Slavi Binev resigns as head of parliamentary committee on culture and media
Patriotic Front MP Slavi Binev resigned on December 8 as head of the Bulgarian Parliament’s committee on culture and the media after his election 10 days earlier sparked a succession of protests by culture and media leaders.
Binev, derided by opponents for his track record in business and politics, earlier had been defiant, insisting that those who wanted him to step down feared the reforms he would implement.
He had said on December 2 that he would not step down.
Meetings of the committee over which he presided on the issue of Budget 2015 were boycotted by the Culture Ministry and by the leadership of the public broadcasters, Bulgarian National Television and Bulgarian National Radio.
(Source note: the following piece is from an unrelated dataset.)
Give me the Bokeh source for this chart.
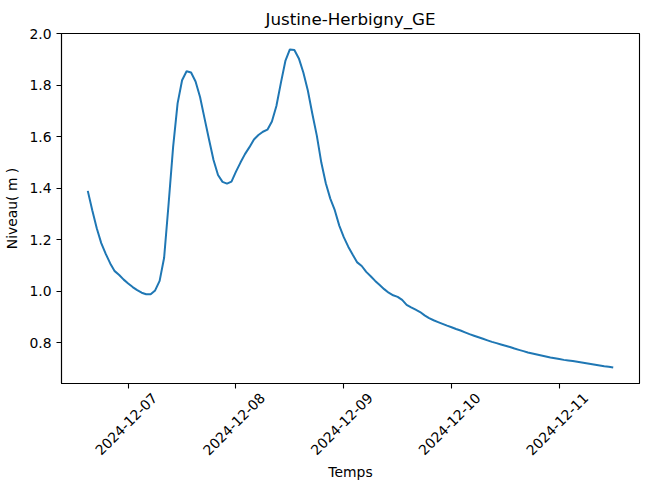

There also were public protests by theatre and film directors, actors and artists, as well as public declarations by theatre opposing him. A State Theatre director resigned in protest against Binev heading the parliamentary committee.
On December 8, the Reformist Bloc, minority partner in the Boiko Borissov centre-right coalition cabinet, said that it would withdraw its MPs from the committee if Binev continued as its head.
Patriotic Front co-leader Valeri Simeonov, who consistently had publicly defended Binev, said that an “extremely ugly and humiliating campaign, unsupported by any arguments” had been waged against Binev.
Earlier on December 8, Binev reportedly attended a meeting including figures from the cultural world and Speaker of the National Assembly, Tsetska Tsacheva, who also had been among those who called for his resignation.
This is the second resignation of a controversial figure from a post that was handed out in a distribution of committee leaderships among most parties in Bulgaria’s 43rd National Assembly.
On December 5, Volen Siderov resigned as deputy head of the parliamentary portfolio committee on foreign affairs.
Like Binev, Siderov was named by protesters as among those they wanted out of their posts – with other demands being the dismissal or resignation of Culture Minister Vezhdi Rashidov and the departure as an MP of Delyan Peevski, the latter the controversial figure whose short-lived appointment in 2013 as head of the State Agency for National Security sparked national protests against the government of the time.
Online, there also has been adverse comment about GERB deputy leader Tsvetan Tsvetanov, the former interior minister whose handling of covert surveillance is the subject of criminal trials (Tsvetanov denies wrongdoing and is appealing against an existing conviction), now being on the parliamentary committee overseeing the use of covert surveillance.